Ranulfo Vidigal: A Educação gera oportunidades. Estudos mostram que um trabalhador de nível médio tem faixa salarial em torno de 1,5 salário mínino, enquanto um de Ensino Superior ganha de oito a dez, em média. Mais Educação gera produtividade, e quanto maior é a produtividade, maior serão os salários.
Olhar Virtual: Como o senhor avalia o fomento governamental dado à Educação, através de programas como o Bolsa Família e o Crédito Educativo?

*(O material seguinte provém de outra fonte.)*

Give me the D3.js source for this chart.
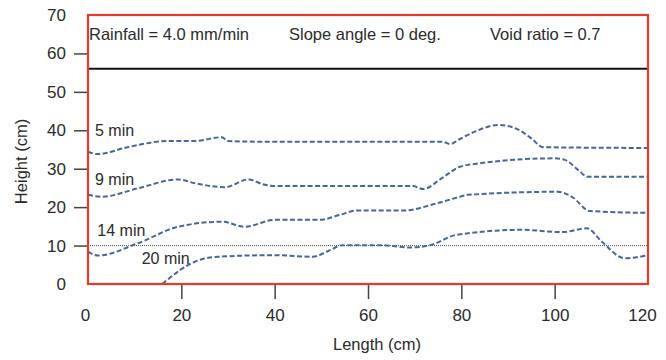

Ranulfo Vidigal: O Bolsa Família é um programa que reduziu a indigência no Brasil, mas ele não foi criado para distribuir renda. Já o Crédito Educativo é um instrumento muito importante porque leva em conta a hierarquização de nossa sociedade, em que uma minoria pode estudar em Londres e uma maioria tem que disputar vagas para estudar.
Olhar Virtual: Durante muitas décadas, a Educação não era encarada no Brasil como investimento, mas como gasto. O senhor acredita que essa mentalidade venha mudando?
Ranulfo Vidigal: De certa forma sim. Mas, quando saímos das grandes e médias cidades e vamos analisar os grotões brasileiros, vemos que a Educação ainda se baseia muito na troca de favores. Para se ter noção, ainda existem professores que não possuem sequer o nível básico e dão aulas para crianças. A qualificação nas cidades grandes é infinitamente maior do que no interior. Reverter esse processo depende de uma conscientização da sociedade. Quem cobra a qualidade é a sociedade.
De qualquer forma, as elites estão mais conscientes hoje. Até porque o empregado qualificado produz mais. Se produz mais, ganha mais; se ganha mais, maior será o mercado consumidor. O mercado consumidor mais aquecido é efeito multiplicador sobre renda e emprego. As lideranças das grandes indústrias entendem que a Educação é interessante.